Plotting code records:

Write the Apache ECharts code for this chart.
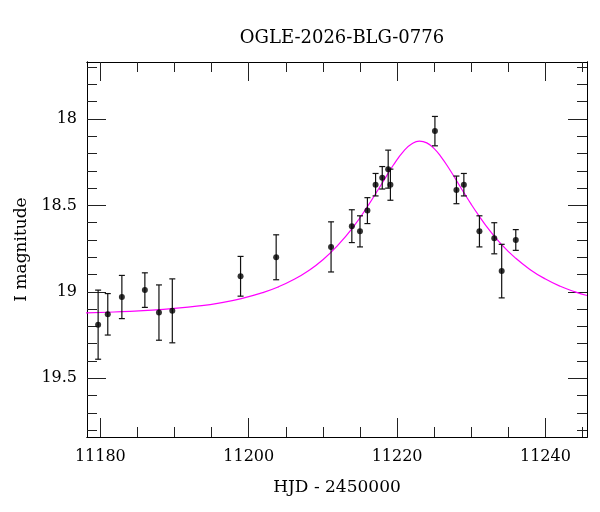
<!DOCTYPE html>
<html>
<head>
<meta charset="utf-8">
<script src="https://cdn.jsdelivr.net/npm/echarts@6/dist/echarts.min.js"></script>
<style>
  html, body { margin: 0; padding: 0; background: #fff; }
  #chart { width: 600px; height: 512px; }
</style>
</head>
<body>
<div id="chart"></div>
<script>
// photometry points (HJD - 2450000, I mag, error)
var obsDays = [11179.7, 11181.0, 11182.9, 11186.0, 11187.9, 11189.7, 11198.9, 11203.7,
    11211.1, 11213.9, 11215.0, 11216.0, 11217.1, 11218.0, 11218.8, 11219.1,
    11225.1, 11228.0, 11229.0, 11231.1, 11233.1, 11234.1, 11236.0];
var obsMags = [19.19, 19.13, 19.03, 18.99, 19.12, 19.11, 18.91, 18.80,
    18.74, 18.62, 18.65, 18.53, 18.38, 18.34, 18.29, 18.38,
    18.07, 18.41, 18.38, 18.65, 18.69, 18.88, 18.70];
var obsErrs = [0.20, 0.12, 0.125, 0.10, 0.16, 0.185, 0.115, 0.13,
    0.145, 0.095, 0.09, 0.075, 0.065, 0.065, 0.11, 0.09,
    0.085, 0.08, 0.065, 0.09, 0.09, 0.155, 0.06];

// model curve
var modelDays = [11178, 11181, 11184, 11187, 11190, 11193, 11196, 11199,
    11202, 11204, 11206, 11208, 11210, 11212, 11214, 11216,
    11218, 11219.5, 11221, 11222, 11223, 11224, 11225, 11226,
    11227, 11228, 11229, 11230, 11231, 11232, 11234, 11236,
    11238, 11240, 11242, 11244, 11245.6];
var modelMags = [19.122, 19.118, 19.113, 19.106, 19.096, 19.083, 19.065, 19.039,
    19.003, 18.971, 18.930, 18.879, 18.814, 18.731, 18.630, 18.507,
    18.370, 18.266, 18.180, 18.143, 18.128, 18.138, 18.171, 18.223,
    18.286, 18.356, 18.426, 18.494, 18.558, 18.618, 18.722, 18.806,
    18.873, 18.926, 18.968, 19.000, 19.021];

// ticks
var xMajor = [11180, 11200, 11220, 11240];
var xMinor = [11185, 11190, 11195, 11205, 11210, 11215, 11225, 11230, 11235, 11245];
var yMajor = [18, 18.5, 19, 19.5];
var yMinor = [17.7, 17.8, 17.9, 18.1, 18.2, 18.3, 18.4, 18.6, 18.7, 18.8, 18.9,
    19.1, 19.2, 19.3, 19.4, 19.6, 19.7, 19.8];

var XMIN = 11178.2, XMAX = 11245.6;
var YMIN = 17.67, YMAX = 19.84;

var serif = 'DejaVu Serif';
var ink = '#000';

function xAx(pos, ticks, len, labels) {
    return {
        type: 'value', min: XMIN, max: XMAX, position: pos,
        axisLine: { show: true, onZero: false, lineStyle: { color: ink, width: 1 } },
        axisTick: { show: true, inside: true, length: len, customValues: ticks,
            lineStyle: { color: '#222', width: 1 } },
        axisLabel: { show: labels, customValues: ticks, margin: 12,
            fontFamily: serif, fontSize: 16, color: ink,
            formatter: function (v) { return String(v); } },
        splitLine: { show: false }
    };
}

function yAx(pos, ticks, len, labels) {
    return {
        type: 'value', min: YMIN, max: YMAX, inverse: true, position: pos,
        axisLine: { show: true, onZero: false, lineStyle: { color: ink, width: 1 } },
        axisTick: { show: true, inside: true, length: len, customValues: ticks,
            lineStyle: { color: '#222', width: 1 } },
        axisLabel: { show: labels, customValues: ticks, margin: 10,
            fontFamily: serif, fontSize: 16, color: ink,
            formatter: function (v) { return String(v); } },
        splitLine: { show: false }
    };
}

var xBottom = xAx('bottom', xMajor, 19, true);
xBottom.name = 'HJD - 2450000';
xBottom.nameLocation = 'middle';
xBottom.nameGap = 42;
xBottom.nameTextStyle = { fontFamily: serif, fontSize: 17, color: ink };

var yLeft = yAx('left', yMajor, 19, true);
yLeft.name = 'I magnitude';
yLeft.nameLocation = 'middle';
yLeft.nameGap = 56;
yLeft.nameTextStyle = { fontFamily: serif, fontSize: 17, color: ink };

var errData = obsDays.map(function (d, i) {
    return [d, obsMags[i] - obsErrs[i], obsMags[i] + obsErrs[i]];
});

var myChart = echarts.init(document.getElementById('chart'), null, { renderer: 'canvas' });

myChart.setOption({
    animation: false,
    backgroundColor: '#fff',
    title: {
        text: 'OGLE-2026-BLG-0776',
        left: 337, top: 24, textAlign: 'center',
        textStyle: { fontFamily: serif, fontSize: 18, fontWeight: 'normal', color: ink }
    },
    grid: { left: 87, right: 13, top: 62, bottom: 75 },
    xAxis: [
        xBottom,
        xAx('bottom', xMinor, 10, false),
        xAx('top', xMajor, 19, false),
        xAx('top', xMinor, 10, false)
    ],
    yAxis: [
        yLeft,
        yAx('left', yMinor, 10, false),
        yAx('right', yMajor, 19, false),
        yAx('right', yMinor, 10, false)
    ],
    series: [
        {
            type: 'line',
            data: modelDays.map(function (d, i) { return [d, modelMags[i]]; }),
            smooth: true,
            showSymbol: false,
            clip: true,
            lineStyle: { color: '#ff00ff', width: 1.2 },
            z: 2
        },
        {
            type: 'custom',
            data: errData,
            encode: { x: 0, y: [1, 2] },
            renderItem: function (params, api) {
                var x = api.value(0);
                var top = api.coord([x, api.value(1)]);
                var bot = api.coord([x, api.value(2)]);
                var w = 3;
                var st = { stroke: '#111', lineWidth: 1.2 };
                return {
                    type: 'group',
                    children: [
                        { type: 'line', shape: { x1: top[0], y1: top[1], x2: bot[0], y2: bot[1] }, style: st },
                        { type: 'line', shape: { x1: top[0] - w, y1: top[1], x2: top[0] + w, y2: top[1] }, style: st },
                        { type: 'line', shape: { x1: bot[0] - w, y1: bot[1], x2: bot[0] + w, y2: bot[1] }, style: st }
                    ]
                };
            },
            z: 3
        },
        {
            type: 'scatter',
            data: obsDays.map(function (d, i) { return [d, obsMags[i]]; }),
            symbol: 'circle',
            symbolSize: 6,
            itemStyle: { color: '#000' },
            z: 4
        }
    ]
});
</script>
</body>
</html>
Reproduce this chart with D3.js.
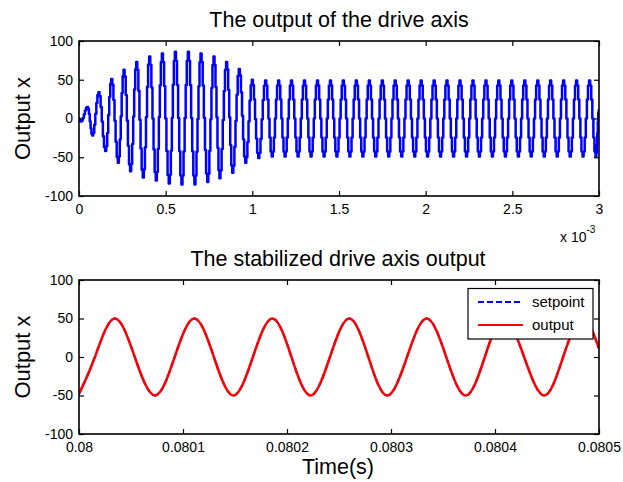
<!DOCTYPE html>
<html><head><meta charset="utf-8">
<script src="https://cdn.jsdelivr.net/npm/d3@7"></script>
<style>body{margin:0;background:#fff} svg{display:block} text{font-family:"Liberation Sans",Arial,sans-serif;fill:#000}</style>
</head><body><svg id="c" width="623" height="482"></svg>
<script>
// ---- Top panel: extrema of the drive-axis output (time in ms, value) ----
const topT = [0, 0.012, 0.050, 0.079, 0.115, 0.154, 0.189, 0.227, 0.260, 0.298, 0.333, 0.371, 0.408, 0.446,
  0.481, 0.521, 0.556, 0.594, 0.631, 0.669, 0.704, 0.743, 0.779, 0.813, 0.852, 0.887, 0.925, 0.962,
  1.000, 1.037, 1.077, 1.115, 1.152, 1.189, 1.226, 1.264, 1.301, 1.339, 1.376, 1.414, 1.451, 1.488,
  1.525, 1.563, 1.600, 1.638, 1.675, 1.712, 1.750, 1.787, 1.824, 1.862, 1.899, 1.937, 1.974, 2.011,
  2.049, 2.086, 2.123, 2.161, 2.198, 2.236, 2.273, 2.310, 2.348, 2.385, 2.422, 2.460, 2.497, 2.535,
  2.572, 2.609, 2.647, 2.684, 2.721, 2.759, 2.796, 2.834, 2.871, 2.908, 2.946, 2.983, 3.000];
const topV = [0, -4, 15, -22, 34, -42, 51, -57, 63, -68, 73, -76, 80, -80, 84, -84, 86, -85, 86, -85,
  84, -82, 80, -77, 73, -70, 64, -57, 50, -51, 49, -49, 49, -49, 49, -49, 49, -49, 49, -49, 49, -49,
  49, -49, 49, -49, 49, -49, 49, -49, 49, -49, 49, -49, 49, -49, 49, -49, 49, -49, 49, -49, 49, -49,
  49, -49, 49, -49, 49, -49, 49, -49, 49, -49, 49, -49, 49, -49, 49, -49, 49, -49, 11];
const topXTicks = [0, 0.5, 1, 1.5, 2, 2.5, 3];
const topXTickLabels = ["0", "0.5", "1", "1.5", "2", "2.5", "3"];
const yTicks = [-100, -50, 0, 50, 100];
const yTickLabels = ["-100", "-50", "0", "50", "100"];
// sample-and-hold shape used between two extrema (fraction of the swing at each held sample)
const stepShape = [0, 0.067, 0.25, 0.5, 0.75, 0.933, 1];

// ---- Bottom panel: stabilized output (time in s) ----
const botT = [0.08, 0.0800153, 0.0800341, 0.0800536, 0.0800731, 0.080092, 0.0801109, 0.0801297, 0.0801484,
  0.0801672, 0.0801859, 0.0802043, 0.0802226, 0.0802413, 0.0802599, 0.0802782, 0.0802964, 0.0803154,
  0.0803343, 0.0803531, 0.0803718, 0.0803902, 0.0804086, 0.080428, 0.0804474, 0.0804655, 0.0804836, 0.0805];
const setpointV = [-48, 0, 50, 0, -50, 0, 50, 0, -50, 0, 50, 0, -50, 0, 50, 0, -50, 0, 50, 0, -50, 0, 50, 0, -50, 0, 50, 11];
const outputV = [-48, 0, 50, 0, -50, 0, 50, 0, -50, 0, 50, 0, -50, 0, 50, 0, -50, 0, 50, 0, -50, 0, 50, 0, -50, 0, 50, 11];
const botXTicks = [0.08, 0.0801, 0.0802, 0.0803, 0.0804, 0.0805];
const botXTickLabels = ["0.08", "0.0801", "0.0802", "0.0803", "0.0804", "0.0805"];
const legendNames = ["setpoint", "output"];

const svg = d3.select("#c");
const L = 79, R = 599;

function panel(y0, y1, xDomain, xt, xtl, id) {
  const x = d3.scaleLinear().domain(xDomain).range([L, R]);
  const y = d3.scaleLinear().domain([-100, 100]).range([y1, y0]);
  const g = svg.append("g");
  svg.append("clipPath").attr("id", id).append("rect")
    .attr("x", L).attr("y", y0).attr("width", R - L).attr("height", y1 - y0);
  const fmtX = (d) => xtl[xt.indexOf(d)];
  const fmtY = (d) => yTickLabels[yTicks.indexOf(d)];
  const axes = [
    svg.append("g").attr("transform", `translate(0,${y1})`)
      .call(d3.axisBottom(x).tickValues(xt).tickFormat(fmtX).tickSizeInner(-5).tickSizeOuter(0).tickPadding(8)),
    svg.append("g").attr("transform", `translate(0,${y0})`)
      .call(d3.axisTop(x).tickValues(xt).tickFormat("").tickSizeInner(-5).tickSizeOuter(0)),
    svg.append("g").attr("transform", `translate(${L},0)`)
      .call(d3.axisLeft(y).tickValues(yTicks).tickFormat(fmtY).tickSizeInner(-5).tickSizeOuter(0).tickPadding(6)),
    svg.append("g").attr("transform", `translate(${R},0)`)
      .call(d3.axisRight(y).tickValues(yTicks).tickFormat("").tickSizeInner(-5).tickSizeOuter(0))
  ];
  axes.forEach(a => {
    a.select(".domain").remove();
    a.selectAll("line").attr("stroke", "#000").attr("stroke-width", 1.2);
    a.selectAll("text").style("font-size", "14px").attr("fill", "#000");
  });
  return { x, y, g, y0, y1 };
}

function box(p) {
  svg.append("rect").attr("x", L).attr("y", p.y0).attr("width", R - L).attr("height", p.y1 - p.y0)
    .attr("fill", "none").attr("stroke", "#000").attr("stroke-width", 1.6);
}

// ---- Top panel ----
const p1 = panel(41, 196, [0, 3], topXTicks, topXTickLabels, "clip1");
const nS = stepShape.length - 1;
const pts = [];
for (let i = 0; i < topT.length - 1; i++) {
  for (let k = 0; k < nS; k++) {
    pts.push([topT[i] + (topT[i + 1] - topT[i]) * k / nS, topV[i] + (topV[i + 1] - topV[i]) * stepShape[k]]);
  }
}
pts.push([topT[topT.length - 1], topV[topV.length - 1]]);
p1.g.append("path").attr("clip-path", "url(#clip1)")
  .attr("d", d3.line().x(d => p1.x(d[0])).y(d => p1.y(d[1])).curve(d3.curveStep)(pts))
  .attr("fill", "none").attr("stroke", "#0000ff").attr("stroke-width", 2.5).attr("stroke-linejoin", "round");
box(p1);

svg.append("text").attr("x", 339).attr("y", 27).attr("text-anchor", "middle").style("font-size", "21.5px")
  .text("The output of the drive axis");
svg.append("text").attr("transform", "translate(30,118.5) rotate(-90)").attr("text-anchor", "middle")
  .style("font-size", "22px").text("Output x");
const sx = svg.append("text").attr("x", 560).attr("y", 242).style("font-size", "14px");
sx.append("tspan").text("x 10");
sx.append("tspan").attr("dy", -9).style("font-size", "10px").text("-3");

// ---- Bottom panel ----
const p2 = panel(280, 434, [0.08, 0.0805], botXTicks, botXTickLabels, "clip2");
const curve = d3.curveNatural;
p2.g.append("path").attr("clip-path", "url(#clip2)")
  .attr("d", d3.line().x((d, i) => p2.x(botT[i])).y(d => p2.y(d)).curve(curve)(setpointV))
  .attr("fill", "none").attr("stroke", "#0000ff").attr("stroke-width", 2).attr("stroke-dasharray", "6,3");
p2.g.append("path").attr("clip-path", "url(#clip2)")
  .attr("d", d3.line().x((d, i) => p2.x(botT[i])).y(d => p2.y(d)).curve(curve)(outputV))
  .attr("fill", "none").attr("stroke", "#ff0000").attr("stroke-width", 2.5);
box(p2);

svg.append("text").attr("x", 338).attr("y", 266).attr("text-anchor", "middle").style("font-size", "21.5px")
  .text("The stabilized drive axis output");
svg.append("text").attr("transform", "translate(30,357) rotate(-90)").attr("text-anchor", "middle")
  .style("font-size", "22px").text("Output x");
svg.append("text").attr("x", 338).attr("y", 474).attr("text-anchor", "middle").style("font-size", "21.5px")
  .text("Time(s)");

// ---- Legend ----
const lg = svg.append("g");
lg.append("rect").attr("x", 468).attr("y", 288.5).attr("width", 125).attr("height", 50.5)
  .attr("fill", "#fff").attr("stroke", "#000").attr("stroke-width", 1.2);
const legStyles = [{ c: "#0000ff", dash: "6,3" }, { c: "#ff0000", dash: null }];
legendNames.forEach((n, i) => {
  const yy = 302 + i * 23;
  lg.append("line").attr("x1", 478).attr("x2", 523).attr("y1", yy).attr("y2", yy)
    .attr("stroke", legStyles[i].c).attr("stroke-width", 2.2).attr("stroke-dasharray", legStyles[i].dash);
  lg.append("text").attr("x", 532).attr("y", yy + 5).style("font-size", "15px").text(n);
});
</script></body></html>
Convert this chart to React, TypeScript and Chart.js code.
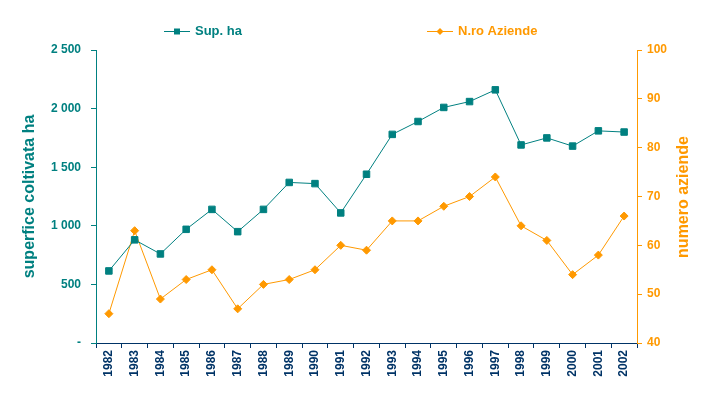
import React, { useEffect, useRef } from "react";
import { Chart, registerables } from "chart.js";

Chart.register(...registerables);

const years = ["1982","1983","1984","1985","1986","1987","1988","1989","1990","1991","1992","1993","1994","1995","1996","1997","1998","1999","2000","2001","2002"];
const supHa = [615, 880, 760, 970, 1140, 950, 1140, 1370, 1360, 1110, 1440, 1780, 1890, 2010, 2060, 2160, 1690, 1750, 1680, 1810, 1800];
const nroAziende = [46, 63, 49, 53, 55, 47, 52, 53, 55, 60, 59, 65, 65, 68, 70, 74, 64, 61, 54, 58, 66];
const seriesNames = ["Sup. ha", "N.ro Aziende"];
const leftTitle = "superfice coltivata ha";
const rightTitle = "numero aziende";

const TEAL = "#008080";
const ORANGE = "#FF9900";
const NAVY = "#003366";
const FONT = "Arial, 'Liberation Sans', sans-serif";

function fmt(v: number): string {
  if (v === 0) return "-";
  const s = Math.round(v).toString();
  return s.replace(/\B(?=(\d{3})+(?!\d))/g, " ");
}

const legendPlugin = {
  id: "customLegend",
  afterDraw(chart: any) {
    const ctx = chart.ctx;
    const items = [
      { x: 164, color: TEAL, style: "rect", text: seriesNames[0] },
      { x: 427, color: ORANGE, style: "diamond", text: seriesNames[1] },
    ];
    const y = 31;
    ctx.save();
    items.forEach((it) => {
      ctx.strokeStyle = it.color;
      ctx.fillStyle = it.color;
      ctx.lineWidth = 1;
      ctx.beginPath();
      ctx.moveTo(it.x, y + 0.5);
      ctx.lineTo(it.x + 26, y + 0.5);
      ctx.stroke();
      const cx = it.x + 13;
      ctx.beginPath();
      if (it.style === "rect") {
        ctx.rect(cx - 3, y - 2.5, 6, 6);
      } else {
        ctx.moveTo(cx, y - 3);
        ctx.lineTo(cx + 3.5, y + 0.5);
        ctx.lineTo(cx, y + 4);
        ctx.lineTo(cx - 3.5, y + 0.5);
        ctx.closePath();
      }
      ctx.fill();
      ctx.font = `bold 13px ${FONT}`;
      ctx.textBaseline = "middle";
      ctx.textAlign = "left";
      ctx.fillText(it.text, it.x + 31, y + 0.5);
    });
    // right axis title, reading bottom to top
    const area = chart.chartArea;
    ctx.translate(684, (area.top + area.bottom) / 2 + 0.5);
    ctx.rotate(-Math.PI / 2);
    ctx.fillStyle = ORANGE;
    ctx.font = `bold 16px ${FONT}`;
    ctx.textAlign = "center";
    ctx.textBaseline = "middle";
    ctx.fillText(rightTitle, 0, 0);
    ctx.restore();
  },
};

export default function App() {
  const ref = useRef<HTMLCanvasElement | null>(null);
  useEffect(() => {
    if (!ref.current) return;
    const chart = new Chart(ref.current, {
      type: "line",
      data: {
        labels: years,
        datasets: [
          {
            label: seriesNames[0],
            data: supHa,
            yAxisID: "y",
            borderColor: TEAL,
            backgroundColor: TEAL,
            borderWidth: 1,
            pointStyle: "rect",
            pointRadius: 4.6,
            pointHoverRadius: 4.6,
            tension: 0,
          },
          {
            label: seriesNames[1],
            data: nroAziende,
            yAxisID: "y1",
            borderColor: ORANGE,
            backgroundColor: ORANGE,
            borderWidth: 1,
            pointStyle: "rectRot",
            pointRadius: 4,
            pointHoverRadius: 4,
            tension: 0,
          },
        ],
      },
      options: {
        animation: false,
        responsive: false,
        maintainAspectRatio: false,
        layout: { padding: { top: 50, left: 0, right: 0, bottom: 0 } },
        plugins: { legend: { display: false }, tooltip: { enabled: false } },
        scales: {
          x: {
            offset: true,
            grid: { offset: true, drawOnChartArea: false, drawTicks: true, tickLength: 5, color: NAVY },
            border: { color: NAVY, width: 1 },
            ticks: {
              color: NAVY,
              font: { family: FONT, size: 12, weight: "bold" },
              maxRotation: 90,
              minRotation: 90,
              autoSkip: false,
              padding: 2,
            },
            afterFit(scale: any) { scale.height = 55; },
          },
          y: {
            position: "left",
            min: 0,
            max: 2500,
            grid: { drawOnChartArea: false, tickLength: 5, color: TEAL },
            border: { color: TEAL, width: 1 },
            ticks: {
              stepSize: 500,
              color: TEAL,
              font: { family: FONT, size: 12, weight: "bold" },
              padding: 10,
              callback: (v: any) => fmt(Number(v)),
            },
            title: {
              display: true,
              text: leftTitle,
              color: TEAL,
              font: { family: FONT, size: 16, weight: "bold" },
              padding: { top: 20, bottom: 8 },
            },
            afterFit(scale: any) { scale.width = 96; },
          },
          y1: {
            position: "right",
            min: 40,
            max: 100,
            grid: { drawOnChartArea: false, tickLength: 5, color: ORANGE },
            border: { color: ORANGE, width: 1 },
            ticks: {
              stepSize: 10,
              color: ORANGE,
              font: { family: FONT, size: 12, weight: "bold" },
              padding: 5,
            },
            afterFit(scale: any) { scale.width = 78; },
          },
        },
      },
      plugins: [legendPlugin],
    } as any);
    return () => chart.destroy();
  }, []);
  return (
    <div style={{ position: "fixed", left: 0, top: 0, width: 715, height: 398, background: "#fff" }}>
      <canvas ref={ref} width={715} height={398} style={{ width: 715, height: 398 }} />
    </div>
  );
}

→ Objective:
Repeat only the lines running from "Convert this chart" to "Chart.register(...registerables);", ends included, and leave the pictures out.

→ Answer to the task:
Convert this chart to React, TypeScript and Chart.js code.
import React, { useEffect, useRef } from "react";
import { Chart, registerables } from "chart.js";

Chart.register(...registerables);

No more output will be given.